Le SNJT a indiqué qu’il annoncera une série d’actions de protestation, relevant avoir fixé au 14 janvier une grève qui coïncidera avec le huitième anniversaire de la « Révolution de la dignité », du nom du soulèvement populaire tunisien déclenché par l’auto-immolation d’un marchand ambulant, Mohamed Bouazizi, le 17 décembre 2010.

Pour sa part, le Syndicat général de l’information a demandé l’ouverture d’une enquête sur les circonstances de la mort par immolation du journaliste photographe et de traduire en justice tous ceux qui sont impliqués dans cette tragédie sociale et humaine.

Le syndicat relevant de l’Union Générale Tunisienne du Travail (UGTT) a appelé dans une déclaration rendue publique le gouvernement et les structures régissant le secteur audiovisuel privé, à ouvrir les négociations pour l’élaboration d’une loi relative au secteur, exhortant tous les partenaires sociaux dudit secteur à mettre sur la table le dossier de l’emploi précaire des journalistes toutes catégories confondues.

→ Lire aussi : Tunisie : Affrontements violents entre la police et des manifestants après l’immolation d’un journaliste

Dans ce même ordre d’idées, la Fédération tunisienne des directeurs de journaux a demandé, elle aussi, le démarrage d’une nouvelle session de négociations sociales dans le secteur de la presse écrite, arguant que les journalistes de ce secteur ne bénéficient pas jusqu’à présent de leurs droits à l’amélioration de leur pouvoir d’achat.

Le Syndicat a critiqué également ce qu’il qualifie de « désordre législatif » subi par le secteur des médias depuis des décennies, suite au non-respect par plusieurs établissements médiatiques du Code du travail et des législations en vigueur, sans compter leur recours à la politique de l’exploitation et du travail temporaire, en l’absence d’une couverture sociale pour la majorité des employés dans lesdits établissements.

Le suicide du journaliste photographe Abderazzak Zorgui qui s’est immolé lui aussi par le feu à la place des martyrs a alimenté la colère avec des tensions sociales qui ont atteint leur paroxysme.

Dans une vidéo publiée sur sa page Facebook, quelques instants avant la tragédie, le correspondant régional avait annoncé vouloir « déclencher, tout seul, une révolution ».

S’adressant aux « chômeurs de Kasserine, ceux qui n’ont pas de source de revenu, qui ont le ventre creux », Zorgui a appelé à prendre prétexte de son sacrifice pour « descendre dans la rue, brûler des pneus et casser ». « C’en est assez ! Huit ans qu’on nous promet du travail.
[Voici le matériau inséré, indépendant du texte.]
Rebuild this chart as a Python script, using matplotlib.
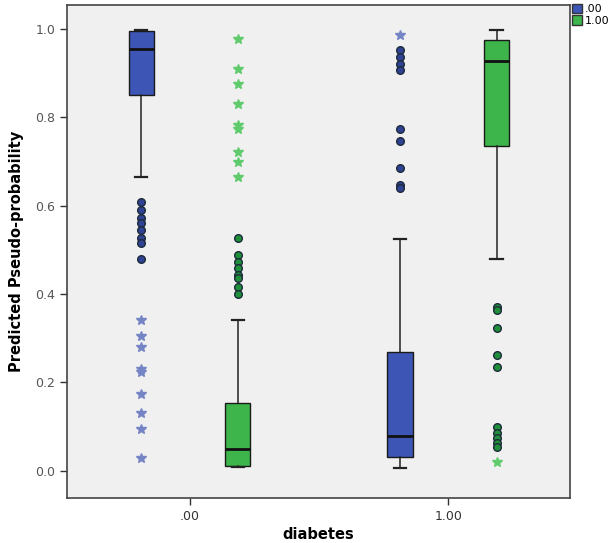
import matplotlib
matplotlib.use("Agg")
import matplotlib.pyplot as plt
from matplotlib.patches import Patch
import numpy as np

groups = [".00", "1.00"]
series = [".00", "1.00"]

# box stats per (group, series): whislo, q1, med, q3, whishi
box_00 = [0.664, 0.850, 0.955, 0.994, 0.998]
box_01 = [0.007, 0.011, 0.049, 0.152, 0.341]
box_10 = [0.005, 0.030, 0.078, 0.268, 0.524]
box_11 = [0.478, 0.735, 0.928, 0.975, 0.998]

# outliers (circles) and extremes (stars)
circ_00 = [0.607, 0.590, 0.571, 0.561, 0.544, 0.526, 0.515, 0.479]
star_00 = [0.341, 0.305, 0.280, 0.231, 0.224, 0.173, 0.130, 0.094, 0.028]
circ_01 = [0.526, 0.488, 0.473, 0.458, 0.443, 0.435, 0.416, 0.399]
star_01 = [0.977, 0.909, 0.875, 0.830, 0.783, 0.774, 0.722, 0.698, 0.664]
circ_10 = [0.952, 0.936, 0.920, 0.907, 0.773, 0.745, 0.685, 0.647, 0.640]
star_10 = [0.986]
circ_11 = [0.370, 0.364, 0.323, 0.262, 0.235, 0.099, 0.084, 0.073, 0.062, 0.053]
star_11 = [0.020]

blue = "#3D55B4"
green = "#3DB54A"
blue_dot = "#2F4293"
green_dot = "#1F8F3A"
blue_star = "#7584C4"
green_star = "#5FCB6C"

fig = plt.figure(figsize=(6.10, 5.43), dpi=100)
ax = fig.add_axes([0.110, 0.083, 0.824, 0.907])
ax.set_facecolor("#F0F0F0")

off = 0.187
width = 0.097
boxes = [box_00, box_01, box_10, box_11]
pos = [0 - off, 0 + off, 1 - off, 1 + off]
cols = [blue, green, blue, green]
stats = []
for b in boxes:
    stats.append(dict(whislo=b[0], q1=b[1], med=b[2], q3=b[3], whishi=b[4], fliers=[]))
bp = ax.bxp(stats, positions=pos, widths=width, patch_artist=True, showfliers=False,
            capwidths=width * 0.5,
            boxprops=dict(linewidth=1.0, edgecolor="#1a1a1a"),
            medianprops=dict(color="#111111", linewidth=2.0),
            whiskerprops=dict(color="#222222", linewidth=1.1),
            capprops=dict(color="#222222", linewidth=1.6))
for patch, c in zip(bp["boxes"], cols):
    patch.set_facecolor(c)

circs = [circ_00, circ_01, circ_10, circ_11]
stars = [star_00, star_01, star_10, star_11]
dcols = [blue_dot, green_dot, blue_dot, green_dot]
scols = [blue_star, green_star, blue_star, green_star]
for p, cv, sv, dc, sc in zip(pos, circs, stars, dcols, scols):
    ax.plot(np.full(len(cv), p), cv, "o", ms=5.5, mfc=dc, mec="#1c2a3a", mew=1.0, ls="none", zorder=3)
    ax.plot(np.full(len(sv), p), sv, "*", ms=7, mfc=sc, mec=sc, ls="none", zorder=3)

ax.set_xlim(-0.473, 1.469)
ax.set_ylim(-0.062, 1.053)
ax.set_xticks([0, 1])
ax.set_xticklabels(groups, fontsize=9, color="#333333")
ax.set_yticks(np.arange(0, 1.01, 0.2))
ax.set_yticklabels(["%.1f" % v for v in np.arange(0, 1.01, 0.2)], fontsize=9, color="#555555")
ax.tick_params(axis="both", direction="out", length=5, width=1.0, color="#333333")
for s in ax.spines.values():
    s.set_color("#444444")
    s.set_linewidth(1.2)

ax.set_xlabel("diabetes", fontsize=10.5, fontweight="bold", labelpad=3)
ax.set_ylabel("Predicted Pseudo-probability", fontsize=10.5, fontweight="bold", labelpad=8)

handles = [Patch(facecolor=blue, edgecolor="#333333", label=series[0]),
           Patch(facecolor=green, edgecolor="#333333", label=series[1])]
fig.legend(handles=handles, loc="upper left", bbox_to_anchor=(0.936, 0.995), frameon=False,
           fontsize=8, handlelength=0.9, handleheight=0.9, handletextpad=0.25,
           labelspacing=0.1, borderaxespad=0.0, borderpad=0.1)

fig.savefig("out.png", dpi=100)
Les janviers (anniversaires de la Révolution) se succèdent, et il n’y a rien. Que des mensonges! », s’indigne Abderrazak Zorgui.

Sur une autre vidéo circulant sur internet, un groupe d’individus entourait le journaliste, quelques instants avant que le corps de celui-ci ne prenne feu. Mardi, une enquête judiciaire a été ouverte pour déterminer les responsabilités des personnes présentes sur la vidéo.

Dans une déclaration à la radio privée Mosaïque FM, le porte-parole du Tribunal de première instance de Kasserine, Achraf Youssefi, a évoqué un manquement présumé à l’assistance à personne en danger.

En réaction à l’appel de Zorgui, de violentes protestations ont éclaté, dans la nuit de lundi à mardi, dans le centre-ville de Kasserine. Six policiers ont été blessés, une dizaine de manifestants arrêtés, d’après des sources sécuritaires.